Khabarnegaran : Devrions-nous créer des médias ou des sites web spécialisés pour traiter ces sujets ?

Tadjik : Il y a plusieurs sites web qui ne couvrent que les droits humains. La principale menace pour eux, ce sont les émotions. Un journaliste devrait rendre visite à la famille des prisonniers politiques pour obtenir des informations sur leurs dossiers. Cela rend difficile la ségrégation entre les émotions et l’information. Un journaliste a beaucoup plus de responsabilités qu’un citoyen ordinaire qui rapporte des informations.

Khabarnegaran : Quelle est votre évaluation des sites web Verts après l’élection de 2009 ?

Tadjik : En ce qui concerne les informations sur les prisonniers politiques et leurs familles, ces sites web font un très bon travail.

Khabarnegaran : Pensez-vous que ces sites web sont assez influents pour faire des informations sur les prisonniers politiques une norme, pour que ces informations soient publiées plus facilement ?

Tadjik : Je n’en donne pas exclusivement crédit aux sites web Verts.

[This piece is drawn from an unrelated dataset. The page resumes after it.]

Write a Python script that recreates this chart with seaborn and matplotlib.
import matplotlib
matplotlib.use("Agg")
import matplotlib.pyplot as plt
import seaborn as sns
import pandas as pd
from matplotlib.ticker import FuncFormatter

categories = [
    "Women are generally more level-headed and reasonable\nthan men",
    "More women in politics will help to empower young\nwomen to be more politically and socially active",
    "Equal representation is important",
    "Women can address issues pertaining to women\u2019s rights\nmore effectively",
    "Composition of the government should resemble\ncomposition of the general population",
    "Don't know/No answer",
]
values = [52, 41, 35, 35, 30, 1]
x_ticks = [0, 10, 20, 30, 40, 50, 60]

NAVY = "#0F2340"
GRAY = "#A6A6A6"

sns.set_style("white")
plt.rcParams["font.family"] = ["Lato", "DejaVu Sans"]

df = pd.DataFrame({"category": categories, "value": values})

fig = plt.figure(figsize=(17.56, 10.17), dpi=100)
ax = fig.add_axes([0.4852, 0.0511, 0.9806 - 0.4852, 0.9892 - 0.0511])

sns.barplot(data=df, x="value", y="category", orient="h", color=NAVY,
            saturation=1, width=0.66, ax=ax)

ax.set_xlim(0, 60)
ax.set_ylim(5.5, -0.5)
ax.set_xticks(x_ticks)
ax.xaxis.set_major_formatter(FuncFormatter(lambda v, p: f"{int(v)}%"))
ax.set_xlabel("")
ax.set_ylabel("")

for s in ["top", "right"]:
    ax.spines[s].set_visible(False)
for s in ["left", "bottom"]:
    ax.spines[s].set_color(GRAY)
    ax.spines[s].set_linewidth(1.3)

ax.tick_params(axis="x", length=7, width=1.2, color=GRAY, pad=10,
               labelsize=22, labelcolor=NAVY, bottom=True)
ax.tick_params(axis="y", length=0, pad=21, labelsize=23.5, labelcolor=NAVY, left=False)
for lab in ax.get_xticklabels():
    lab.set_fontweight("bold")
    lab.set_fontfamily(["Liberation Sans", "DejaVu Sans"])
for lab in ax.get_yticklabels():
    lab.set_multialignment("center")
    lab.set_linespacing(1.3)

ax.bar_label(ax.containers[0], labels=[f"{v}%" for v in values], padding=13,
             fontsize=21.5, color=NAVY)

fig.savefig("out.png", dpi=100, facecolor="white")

Même si cela se produisait, je crois qu’ils le devraient à leur jeu avec les émotions.

Khabarnegaran : Comment les médias  qu’ils soient basés en Iran ou à l’étranger, devraient-ils contribuer à la société?

Tadjik : Les medias devraient utiliser toutes les opportunités pour que les informations soient publiées. Les médias en Persan, basés à l’étranger doivent comprendre qu’il leur faut creuser davantage et ne pas se laisser submerger par les émotions. Ils doivent se servir du luxe d’une atmosphère libre de censure et ne pas le dilapider avec de la littérature erronée.